O quarto e mais grave motivo é o total descaso com a educação pré-escolar. A ciência nos ensina que, até os seis anos, forma-se a maioria das conexões neurais, centenas de sinapses por segundo. Se não oferecermos os cuidados adequados na primeira infância, para que esse processo aconteça de forma plena, limitaremos de forma irreversível o futuro dessas crianças.

A ciência também nos demonstra como a combinação entre gravidez indesejada, falta de afeto, experiências traumáticas e influências masculinas violentas na primeira infância têm o potencial de produzir adultos violentos e criminosos.

O Brasil tem 20 milhões de crianças pobres, sendo 2,5 milhões das quais em situação de miséria, sem nutrição, sem cuidados médicos e sem estímulos positivos. São 11 milhões de mães que criam seus filhos sozinhas.

O investimento na primeira infância é a política de educação que mais retorno proporciona a uma sociedade. Os estudos que deram o prêmio Nobel de economia a James Heckmann demonstram que para cada real investido na primeira infância a sociedade colhe sete vezes mais de retorno.

Outra providência é ampliar o leque de opções para que os pais possam educar seus filhos de acordo com suas circunstâncias e preferências. Além do sistema de escolas públicas e privadas, deveríamos possibilitar as charter schools, o sistema de voucher ou vale alimentação, o homescholling ou a educação doméstica, sem falar no ensino técnico vocacional.

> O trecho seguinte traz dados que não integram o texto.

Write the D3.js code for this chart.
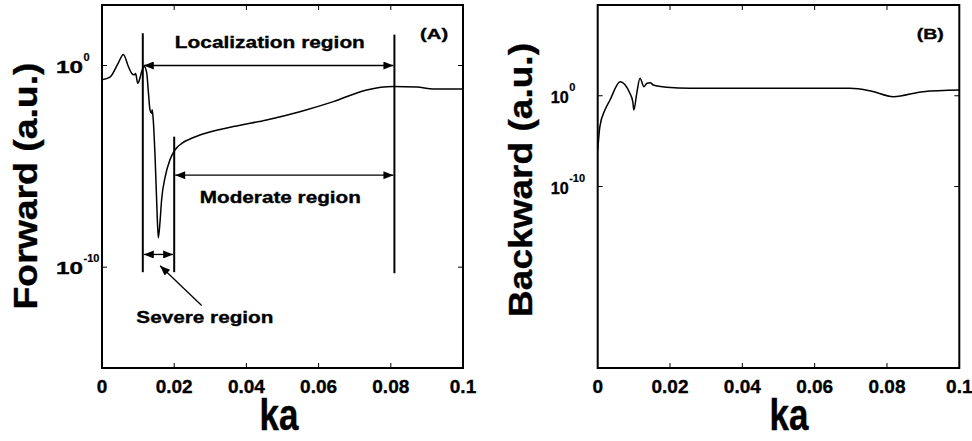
<!DOCTYPE html>
<html>
<head>
<meta charset="utf-8">
<script src="https://cdn.jsdelivr.net/npm/d3@7"></script>
<style>
  body { margin: 0; background: #fff; }
  svg { display: block; }
  text { font-family: "Liberation Sans", Arial, sans-serif; font-weight: bold; fill: #000; stroke: #000; stroke-width: 0.35px; }
</style>
</head>
<body>
<svg id="chart" width="972" height="441"></svg>
<script>
// panel A: forward, values as log10
var kaA = [0, 0.0022, 0.0045, 0.0059, 0.0073, 0.0082, 0.0089, 0.0093, 0.0099, 0.0105, 0.0110, 0.0117,
  0.0124, 0.0128, 0.0133, 0.0138, 0.0139, 0.0142, 0.0147, 0.0152, 0.0156, 0.0161, 0.0165, 0.0175,
  0.0188, 0.0202, 0.0221, 0.0248, 0.0271, 0.0364, 0.0456, 0.0548, 0.0641, 0.0733, 0.0807, 0.0872, 0.0918, 0.1];
var forwardLog = [-0.71, -0.58, 0.12, 0.55, -0.05, -0.38, -0.46, -0.40, -0.88, -0.63, -0.30, -0.05,
  -0.38, -1.21, -2.2, -2.37, -2.2, -2.7, -4.52, -7.0, -8.55, -7.68, -6.68, -5.52,
  -4.69, -4.19, -3.86, -3.61, -3.45, -3.03, -2.7, -2.29, -1.79, -1.21, -1.04, -1.07, -1.16, -1.17];

// panel B: backward, values as log10
var kaB = [0, 0.0006, 0.002, 0.0034, 0.0062, 0.0089, 0.0097, 0.0100, 0.0108, 0.0117, 0.0128, 0.0136,
  0.0145, 0.0154, 0.0191, 0.0255, 0.0698, 0.0753, 0.0818, 0.0900, 0.1];
var backwardLog = [-6.0, -3.4, -1.57, -0.47, 1.55, 0.27, -0.65, -1.57, 0.27, 1.92, 1.0, 1.37,
  1.44, 1.18, 0.93, 0.82, 0.82, 0.55, -0.1, 0.45, 0.63];

var xTicks = [0, 0.02, 0.04, 0.06, 0.08, 0.1];
var xTickLabels = ["0", "0.02", "0.04", "0.06", "0.08", "0.1"];
var yTicks = [0, -10];   // exponents

// region markers in panel A (log10 units)
var regionLines = [
  {ka: 0.0113, from: 1.6, to: -10.25},
  {ka: 0.02, from: -3.53, to: -10.25},
  {ka: 0.081, from: 1.53, to: -10.3}
];
var regionArrows = [
  {x0: 0.0113, x1: 0.081, y: 0},
  {x0: 0.02, x1: 0.081, y: -5.44},
  {x0: 0.0113, x1: 0.02, y: -9.37}
];
var regionLabels = [
  {text: "Localization region", ka: 0.0465, y: 0.88, w: 190},
  {text: "Moderate region", ka: 0.0494, y: -6.8, w: 161},
  {text: "Severe region", ka: 0.0285, y: -12.75, w: 137}
];

var svg = d3.select("#chart");

var defs = svg.append("defs");
defs.append("marker")
  .attr("id", "head")
  .attr("viewBox", "0 0 10 8")
  .attr("refX", 10).attr("refY", 4)
  .attr("markerWidth", 11).attr("markerHeight", 8)
  .attr("markerUnits", "userSpaceOnUse")
  .attr("orient", "auto-start-reverse")
  .append("path").attr("d", "M0,0L10,4L0,8Z").attr("fill", "#000");

function panel(opt) {
  var x = d3.scaleLinear().domain([0, 0.1]).range([opt.left, opt.right]);
  var y = d3.scaleLog().domain([Math.pow(10, opt.ymin), Math.pow(10, opt.ymax)]).range([368, 5]);
  var g = svg.append("g");

  // ticks inside the frame
  xTicks.slice(1, -1).forEach(function(t) {
    g.append("line").attr("x1", x(t)).attr("x2", x(t)).attr("y1", 368).attr("y2", 363)
      .attr("stroke", "#000").attr("stroke-width", 1);
    g.append("line").attr("x1", x(t)).attr("x2", x(t)).attr("y1", 5).attr("y2", 10)
      .attr("stroke", "#000").attr("stroke-width", 1);
  });
  yTicks.forEach(function(t) {
    var yy = y(Math.pow(10, t));
    g.append("line").attr("x1", opt.left).attr("x2", opt.left + 5).attr("y1", yy).attr("y2", yy)
      .attr("stroke", "#000").attr("stroke-width", 1);
    g.append("line").attr("x1", opt.right).attr("x2", opt.right - 5).attr("y1", yy).attr("y2", yy)
      .attr("stroke", "#000").attr("stroke-width", 1);
    var xr = opt.left - opt.tenGap;
    g.append("text").attr("x", xr - opt.tenW).attr("y", yy + 7)
      .attr("textLength", opt.tenW).attr("lengthAdjust", "spacingAndGlyphs")
      .style("font-size", "17px").text("10");
    g.append("text").attr("x", xr + 0.5).attr("y", yy - 5)
      .style("font-size", "11px").style("stroke-width", "0.2px").text(t);
  });

  g.selectAll(".xl").data(xTicks).enter().append("text")
    .attr("x", function(d) { return x(d); }).attr("y", 393)
    .attr("text-anchor", "middle").style("font-size", "19px")
    .text(function(d, i) { return xTickLabels[i]; });

  var line = d3.line()
    .x(function(d) { return x(d[0]); })
    .y(function(d) { return y(Math.pow(10, d[1])); })
    .curve(d3.curveMonotoneX);
  g.append("path").datum(d3.zip(opt.ka, opt.vals))
    .attr("d", line).attr("fill", "none").attr("stroke", "#000").attr("stroke-width", 1.5);

  g.append("rect").attr("x", opt.left).attr("y", 5)
    .attr("width", opt.right - opt.left).attr("height", 363)
    .attr("fill", "none").attr("stroke", "#000").attr("stroke-width", 2);

  g.append("text").attr("transform", "translate(" + opt.labelX + "," + opt.labelY + ") rotate(-90)")
    .attr("text-anchor", "middle").style("font-size", "34px")
    .attr("textLength", opt.labelLen).attr("lengthAdjust", "spacingAndGlyphs")
    .text(opt.ylabel);
  g.append("text").attr("transform", "translate(" + opt.kaX + ",430) scale(0.97,1.22)")
    .attr("text-anchor", "middle").style("font-size", "36px").text("ka");

  g.append("text").attr("x", x(0.092) - opt.tagW / 2).attr("y", y(Math.pow(10, opt.tagY)))
    .attr("textLength", opt.tagW).attr("lengthAdjust", "spacingAndGlyphs")
    .style("font-size", "15px").text(opt.tag);

  return {x: x, y: y, g: g};
}

var A = panel({left: 102, right: 463, ymin: -15, ymax: 3, ka: kaA, vals: forwardLog,
  ylabel: "Forward (a.u.)", labelX: 37, labelY: 186, labelLen: 247, kaX: 279,
  tenW: 27, tenGap: 19, tag: "(A)", tagY: 1.33, tagW: 28});
var B = panel({left: 597.7, right: 959.3, ymin: -30, ymax: 10, ka: kaB, vals: backwardLog,
  ylabel: "Backward (a.u.)", labelX: 532, labelY: 180, labelLen: 274, kaX: 789,
  tenW: 18, tenGap: 29, tag: "(B)", tagY: 6.25, tagW: 27});

function py(v) { return A.y(Math.pow(10, v)); }

A.g.selectAll(".rl").data(regionLines).enter().append("line")
  .attr("x1", function(d) { return A.x(d.ka); }).attr("x2", function(d) { return A.x(d.ka); })
  .attr("y1", function(d) { return py(d.from); }).attr("y2", function(d) { return py(d.to); })
  .attr("stroke", "#000").attr("stroke-width", 2);

A.g.selectAll(".ra").data(regionArrows).enter().append("line")
  .attr("x1", function(d) { return A.x(d.x0) + 1; }).attr("x2", function(d) { return A.x(d.x1) - 1; })
  .attr("y1", function(d) { return py(d.y); }).attr("y2", function(d) { return py(d.y); })
  .attr("stroke", "#000").attr("stroke-width", 1.3)
  .attr("marker-start", "url(#head)").attr("marker-end", "url(#head)");

// pointer to the severe region
A.g.append("line")
  .attr("x1", A.x(0.0276)).attr("y1", py(-11.9))
  .attr("x2", A.x(0.0161)).attr("y2", py(-9.93))
  .attr("stroke", "#000").attr("stroke-width", 1.3)
  .attr("marker-end", "url(#head)");

A.g.selectAll(".rt").data(regionLabels).enter().append("text")
  .attr("x", function(d) { return A.x(d.ka) - d.w / 2; }).attr("y", function(d) { return py(d.y); })
  .style("font-size", "17px")
  .attr("textLength", function(d) { return d.w; }).attr("lengthAdjust", "spacingAndGlyphs")
  .text(function(d) { return d.text; });
</script>
</body>
</html>
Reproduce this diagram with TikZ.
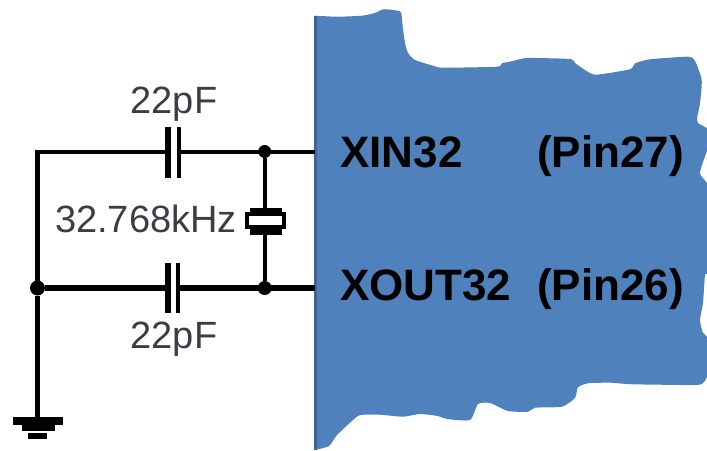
\documentclass[tikz,border=0pt]{standalone}
\usepackage{fontspec}
\setmainfont{Liberation Sans}
\definecolor{chipfill}{HTML}{4F81BD}
\definecolor{chipedge}{HTML}{3E6496}
\definecolor{valtext}{HTML}{3C3C44}
\tikzset{
  wire/.style={draw=black,line width=4.2pt},
  heavywire/.style={draw=black,line width=5.6pt},
  dot/.style={circle,fill=black,inner sep=0pt,minimum size=#1},
  val/.style={inner sep=0pt,anchor=base,text=valtext,font=\fontsize{38}{38}\selectfont},
  pin/.style={inner sep=0pt,anchor=base west,text=black,font=\fontsize{44}{44}\selectfont\bfseries},
}
\begin{document}
\begin{tikzpicture}[x=1pt,y=-1pt]
\useasboundingbox (0,0) rectangle (707,450);
\clip (0,0) rectangle (707,450);
% chip body
\fill[chipfill] plot[smooth,tension=0.35] coordinates {
 (315,15.7) (337,16.7) (362,15.7) (375,13) (383,9.3) (393,10) (401,12.3) (402.7,27) (405,43) (408,53)
 (415,60) (433,65.7) (443,67.7) (497,66.7) (502,63.3) (513,61) (527,58) (570,59) (575,63) (582,68)
 (595,74.7) (630,69.3) (635,63.3) (650,59.3) (688,56.7) (695,61) (701.7,80) (700,103) (697.3,117)
 (698,123) (708,129) (712,138) (708,148) (700,173) (708,186) (712,230) (708,272) (705,275) (703,303)
 (700,320) (703,333) (708,338) (712,360) (707,377) (703,383) (695,385) (633,384.3) (610,382.7)
 (588,383.3) (578,387.3) (575,398) (562,406.7) (535,407.7) (528,411.7) (508,411) (490,403) (478,404)
 (470,420) (447,419) (438,416) (420,414) (403,416.7) (380,414.7) (360,415) (353,420) (337,435)
 (329,446) (315,450)} -- cycle;
\fill[chipedge] (314,15.7) rectangle (317,450);

\coordinate (tl) at (37.5,152);
\coordinate (tc1) at (167.7,152);
\coordinate (tc2) at (179,152);
\coordinate (tr) at (315,152);
\coordinate (bc1) at (168,288);
\coordinate (bc2) at (178,288);
\coordinate (br) at (315,288);
\coordinate (xt) at (264.7,208);
\coordinate (xb) at (264.7,232);
\coordinate (gnd) at (37.5,420);

\node[dot=13pt] (jt) at (264.7,151.5) {};
\node[dot=14pt] (jb) at (264.7,288) {};
\node[dot=15pt] (jl) at (37.5,288) {};

% wires
\draw[wire,line cap=rect] (tc1) -- (tl) -- (jl);
\draw[wire] (tc2) -- (tr);
\draw[heavywire] (jl) -- (bc1);
\draw[heavywire] (bc2) -- (br);
\draw[wire] (jt) -- (xt);
\draw[wire] (xb) -- (jb);
\draw[wire] (jl) -- (gnd);

% top capacitor
\draw[draw=black,line width=5.6pt] (167.7,127) -- (167.7,178);
\draw[draw=black,line width=4pt] (179,127) -- (179,178);
% bottom capacitor
\draw[draw=black,line width=6.4pt] (168,263) -- (168,313);
\draw[draw=black,line width=4.4pt] (178,263) -- (178,313);

% crystal
\draw[draw=black,fill=white,line width=4.5pt] (247,214) rectangle (284,227);
\draw[draw=black,line width=5pt] (250,210) -- (282,210);
\draw[draw=black,line width=6pt] (250,231.5) -- (282,231.5);

% ground
\draw[draw=black,line width=8pt] (13,420.5) -- (63,420.5);
\draw[draw=black,line width=7pt] (22,427.5) -- (55,427.5);
\draw[draw=black,line width=5.5pt] (28,436) -- (47,436);

% labels
\node[val] (c1lab) at (174,113) {22pF};
\node[val] (c2lab) at (174,348) {22pF};
\node[val] (xlab) at (146,232) {32.768kHz};
\node[pin] (xin) at (340,167) {XIN32};
\node[pin] (pin27) at (537,167) {(Pin27)};
\node[pin] (xout) at (340,300) {XOUT32};
\node[pin] (pin26) at (537,300) {(Pin26)};
\end{tikzpicture}
\end{document}
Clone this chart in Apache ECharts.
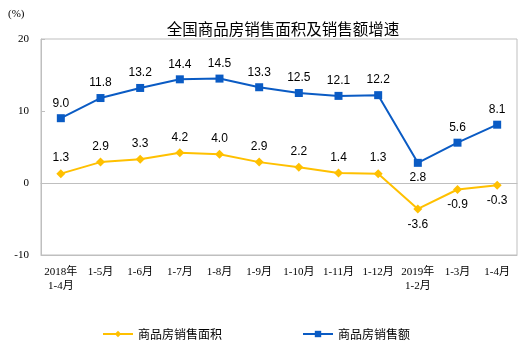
<!DOCTYPE html>
<html><head><meta charset="utf-8">
<script src="https://cdn.jsdelivr.net/npm/echarts@6/dist/echarts.min.js"></script>
<style>html,body{margin:0;padding:0;background:#fff}#c{width:526px;height:355px}</style>
</head><body><div id="c"></div>
<script>
var categories = ['2018年\n1-4月','1-5月','1-6月','1-7月','1-8月','1-9月','1-10月','1-11月','1-12月','2019年\n1-2月','1-3月','1-4月'];
var areaGrowth = [1.3, 2.9, 3.3, 4.2, 4.0, 2.9, 2.2, 1.4, 1.3, -3.6, -0.9, -0.3];
var salesGrowth = [9.0, 11.8, 13.2, 14.4, 14.5, 13.3, 12.5, 12.1, 12.2, 2.8, 5.6, 8.1];
var yTicks = [-10, 0, 10, 20];

function lbl(arr, belowIdx) {
  return arr.map(function (v, i) {
    return { value: v, label: { position: belowIdx.indexOf(i) >= 0 ? 'bottom' : 'top' } };
  });
}
var chart = echarts.init(document.getElementById('c'));
var serifFont = '"Liberation Serif","DejaVu Serif","Noto Sans CJK SC",serif';
chart.setOption({
  animation: false,
  title: { text: '全国商品房销售面积及销售额增速', left: 278, textAlign: 'center', top: 16,
    textStyle: { fontSize: 15.5, fontWeight: 'normal', color: '#000', fontFamily: '"Noto Sans CJK SC",sans-serif' } },
  graphic: [{ type: 'text', left: 8, top: 9, style: { text: '(%)', fontSize: 11, fill: '#000', fontFamily: serifFont } }],
  legend: {
    bottom: 10, left: 97, itemGap: 80, itemWidth: 30, itemHeight: 8,
    textStyle: { fontSize: 12, color: '#000', fontFamily: '"Noto Sans CJK SC",sans-serif' },
    data: ['商品房销售面积', '商品房销售额']
  },
  grid: { left: 41, right: 9, top: 39, bottom: 100, show: true, borderColor: '#bfbfbf', borderWidth: 1 },
  xAxis: [{
    type: 'category', data: categories, position: 'bottom',
    axisLine: { onZero: false, lineStyle: { color: '#bfbfbf' } },
    axisTick: { show: false },
    axisLabel: { interval: 0, color: '#000', fontSize: 11, margin: 10, lineHeight: 14, fontFamily: serifFont }
  }, {
    type: 'category', data: categories, position: 'bottom',
    axisLine: { onZero: true, lineStyle: { color: '#bfbfbf' } },
    axisTick: { inside: true, length: 4, lineStyle: { color: '#bfbfbf' } },
    axisLabel: { show: false }
  }],
  yAxis: {
    type: 'value', min: yTicks[0], max: yTicks[yTicks.length - 1], interval: 10,
    axisLine: { show: true, lineStyle: { color: '#bfbfbf' } },
    axisTick: { show: true, inside: true, length: 4, lineStyle: { color: '#bfbfbf' } },
    splitLine: { show: false },
    axisLabel: { color: '#000', fontSize: 11, margin: 12, fontFamily: serifFont }
  },
  series: [{
    name: '商品房销售面积', type: 'line', data: lbl(areaGrowth, [9, 10, 11]),
    symbol: 'diamond', symbolSize: 9,
    itemStyle: { color: '#FFC000' }, lineStyle: { color: '#FFC000', width: 2 },
    label: { show: true, formatter: function (p) { return p.value.toFixed(1); }, color: '#000', fontSize: 12,
      fontFamily: '"Liberation Sans",Arial,sans-serif', distance: 5 }
  }, {
    name: '商品房销售额', type: 'line', data: lbl(salesGrowth, [9]),
    symbol: 'rect', symbolSize: 8,
    itemStyle: { color: '#0A5BC4' }, lineStyle: { color: '#0A5BC4', width: 2 },
    label: { show: true, formatter: function (p) { return p.value.toFixed(1); }, color: '#000', fontSize: 12,
      fontFamily: '"Liberation Sans",Arial,sans-serif', distance: 5 }
  }]
});
</script></body></html>
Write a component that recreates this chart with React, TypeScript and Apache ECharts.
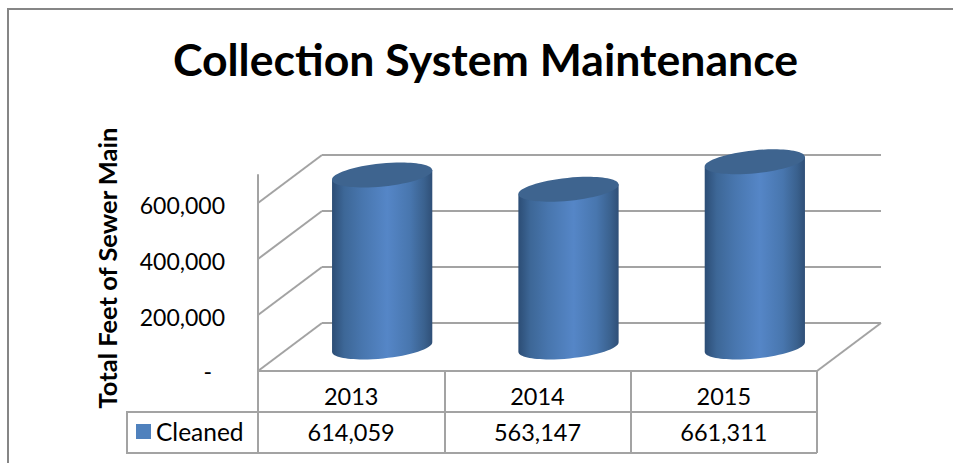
import React, { useEffect, useRef } from "react";
import * as echarts from "echarts";

const years = ["2013", "2014", "2015"];
const cleaned = [614059, 563147, 661311];
const wallTicks = [0, 200000, 400000, 600000];
const seriesName = "Cleaned";
const titleText = "Collection System Maintenance";
const axisTitle = "Total Feet of Sewer Main";

const FONT = "Lato, 'Open Sans', sans-serif";
const LINE = "#a3a3a3";
const BASE_BLUE = "#4f81bd";
// Offset from the front of the 3D box to its back wall.
const DEPTH_X = 64;
const DEPTH_Y = -48;
// Bezier constant for a quarter of an ellipse.
const K = 0.5523;

const wallItem = (params: any, api: any) => {
  const v = api.value(1);
  const [, y] = api.coord([0, v]);
  const left = params.coordSys.x;
  const style = { stroke: LINE, lineWidth: 2, fill: "none" };
  const children: any[] = [
    { type: "line", shape: { x1: left, y1: y, x2: left + DEPTH_X, y2: y + DEPTH_Y }, style },
  ];
  if (v === 0) {
    const right = left + params.coordSys.width;
    children.push({ type: "line", shape: { x1: right, y1: y, x2: right + DEPTH_X, y2: y + DEPTH_Y }, style });
  }
  return { type: "group", children };
};

// Lower half of a tilted ellipse from its left tip to its right tip.
const lowerArc = (cx: number, cy: number, a: number, s: number, vx: number, vy: number) => {
  const c1 = `${cx - a + K * vx} ${cy + s + K * vy}`;
  const c2 = `${cx + vx - K * a} ${cy + vy + K * s}`;
  const mid = `${cx + vx} ${cy + vy}`;
  const c3 = `${cx + vx + K * a} ${cy + vy - K * s}`;
  const c4 = `${cx + a + K * vx} ${cy - s + K * vy}`;
  return `C${c1} ${c2} ${mid} C${c3} ${c4} ${cx + a} ${cy - s}`;
};

// Upper half of a tilted ellipse from its right tip back to its left tip.
const upperArc = (cx: number, cy: number, a: number, s: number, vx: number, vy: number) => {
  const c1 = `${cx + a - K * vx} ${cy - s - K * vy}`;
  const c2 = `${cx - vx + K * a} ${cy - vy - K * s}`;
  const mid = `${cx - vx} ${cy - vy}`;
  const c3 = `${cx - vx - K * a} ${cy - vy + K * s}`;
  const c4 = `${cx - a - K * vx} ${cy + s - K * vy}`;
  return `C${c1} ${c2} ${mid} C${c3} ${c4} ${cx - a} ${cy + s}`;
};

const cylinderItem = (_params: any, api: any) => {
  const idx = api.value(0);
  const val = api.value(1);
  const band = api.size([1, 0])[0];
  const a = band * 0.269;
  const s = a * 0.1;
  const minor = 11.5;
  const vx = minor * 0.0995;
  const vy = minor * 0.995;
  const [fx, fy0] = api.coord([idx, 0]);
  const [, fyV] = api.coord([idx, val]);
  const cx = fx + DEPTH_X / 2 - 1;
  const by = fy0 + DEPTH_Y / 2;
  const ty = fyV + DEPTH_Y / 2;
  const body =
    `M${cx - a} ${ty + s} L${cx - a} ${by + s} ` +
    lowerArc(cx, by, a, s, vx, vy) +
    ` L${cx + a} ${ty - s} Z`;
  const top =
    `M${cx - a} ${ty + s} ` +
    lowerArc(cx, ty, a, s, vx, vy) +
    " " +
    upperArc(cx, ty, a, s, vx, vy) +
    " Z";
  const sideFill = new echarts.graphic.LinearGradient(0, 0, 1, 0, [
    { offset: 0, color: "#2c4d75" },
    { offset: 0.12, color: "#3d6797" },
    { offset: 0.3, color: "#4876ae" },
    { offset: 0.55, color: "#5586c7" },
    { offset: 0.78, color: "#4876ae" },
    { offset: 0.92, color: "#3a618e" },
    { offset: 1, color: "#2f4f77" },
  ]);
  return {
    type: "group",
    children: [
      { type: "path", shape: { pathData: body }, style: { fill: sideFill } },
      { type: "path", shape: { pathData: top }, style: { fill: "#3e648f" } },
    ],
  };
};

const formatNumber = (n: number) => n.toLocaleString("en-US");

export default function App() {
  const ref = useRef<HTMLDivElement>(null);

  useEffect(() => {
    const chart = echarts.init(ref.current!, null, { renderer: "svg" });
    const axisLine = { show: true, lineStyle: { color: LINE, width: 2 } };
    const labelBase = { color: "#000", fontFamily: FONT, fontSize: 23.5 };
    chart.setOption({
      animation: false,
      backgroundColor: "#fff",
      title: {
        text: titleText,
        left: 480.5,
        top: 31,
        textAlign: "center",
        textStyle: { fontFamily: FONT, fontWeight: "bold", fontSize: 44.6, color: "#000" },
      },
      legend: {
        data: [seriesName],
        left: 127,
        top: 419,
        icon: "rect",
        itemWidth: 15,
        itemHeight: 15,
        itemGap: 6,
        padding: [0, 0, 0, 9],
        selectedMode: false,
        textStyle: { ...labelBase, fontSize: 24.5 },
      },
      grid: [
        { left: 258, top: 175, width: 559, height: 196 },
        { left: 322, top: 155, width: 559, height: 168 },
      ],
      xAxis: [
        {
          gridIndex: 0,
          type: "category",
          position: "bottom",
          data: years,
          axisLine,
          axisTick: { show: true, length: 41, lineStyle: { color: LINE, width: 2 } },
          axisLabel: { ...labelBase, margin: 13 },
        },
        {
          gridIndex: 0,
          type: "category",
          position: "bottom",
          offset: 41,
          data: cleaned.map(formatNumber),
          axisLine,
          axisTick: { show: true, length: 41, lineStyle: { color: LINE, width: 2 } },
          axisLabel: { ...labelBase, margin: 8 },
        },
        { gridIndex: 1, type: "category", data: years, show: false },
      ],
      yAxis: [
        {
          gridIndex: 0,
          type: "value",
          min: 0,
          max: 700000,
          interval: 200000,
          name: axisTitle,
          nameLocation: "middle",
          nameRotate: 90,
          nameGap: 138,
          nameTextStyle: {
            fontFamily: FONT,
            fontWeight: "bold",
            fontSize: 25.5,
            color: "#000",
            padding: [0, 0, 0, 10],
          },
          axisLine,
          axisTick: { show: false },
          splitLine: { show: false },
          axisLabel: {
            ...labelBase,
            fontSize: 23,
            margin: 33,
            padding: [4, 0, 0, 0],
            formatter: (v: number) =>
              v === 0 ? "{dash|-}" : v > 600000 ? "" : formatNumber(v),
            rich: { dash: { ...labelBase, fontSize: 23, padding: [0, 13, 4, 0] } },
          },
        },
        {
          gridIndex: 1,
          type: "value",
          min: 0,
          max: 600000,
          interval: 200000,
          axisLine: { show: false },
          axisTick: { show: false },
          axisLabel: { show: false },
          splitLine: { show: true, lineStyle: { color: LINE, width: 2 } },
        },
      ],
      series: [
        {
          name: "walls",
          type: "custom",
          xAxisIndex: 0,
          yAxisIndex: 0,
          silent: true,
          z: 1,
          renderItem: wallItem,
          data: wallTicks.map((t) => [0, t]),
        },
        {
          name: seriesName,
          type: "custom",
          xAxisIndex: 0,
          yAxisIndex: 0,
          z: 5,
          itemStyle: { color: BASE_BLUE },
          renderItem: cylinderItem,
          encode: { x: 0, y: 1 },
          data: cleaned.map((v, i) => [i, v]),
        },
      ],
      graphic: [
        // Outer chart frame: top and left edges.
        {
          type: "polyline",
          shape: { points: [[8, 463], [8, 9], [953, 9]] },
          style: { stroke: "#868686", lineWidth: 2, fill: "none" },
        },
        // Legend cell and bottom rule of the data table.
        {
          type: "polyline",
          shape: { points: [[258, 412], [127, 412], [127, 453], [817, 453]] },
          style: { stroke: LINE, lineWidth: 2, fill: "none" },
        },
      ],
    });
    return () => chart.dispose();
  }, []);

  return (
    <div
      ref={ref}
      style={{ position: "absolute", left: 0, top: 0, width: 953, height: 463 }}
    />
  );
}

Precisamos de políticos e empresários com uma postura de estadistas, que entendam que vamos colher no futuro o que semearmos hoje. O Brasil é um dos países com maior desigualdade social no planeta. A história mostra que a desigualdade extrema, especialmente quando decorrente do descaso com os humildes e da injustiça, sempre descamba em violência.

Nós já vivemos uma guerra civil no Brasil com 48 mil homicídios no ano passado. Vejam o que está acontecendo na Bahia e no Rio de Janeiro. O Brasil representa 2,7% da população mundial, mas concentra 20% dos assassinatos, sendo o 8º mais violento entre 108 países, segundo o escritório das Nações Unidas para drogas e crimes.

A melhor forma de reduzir a desigualdade é dar igualdade de oportunidade através da educação. A forma com que tratamentos nossas crianças hoje definirá que tipo de adulto serão. Não estaremos bem e seguros se as pessoas ao nosso redor não estiveram bem e seguras, pensem nisso!

Por William Ling, presidente do Conselho de Administração da Évora S.A. Palestra proferida no evento de diplomação da nova diretoria da ACI para o biênio 2024-2025, no dia 25 de outubro, em Novo Hamburgo.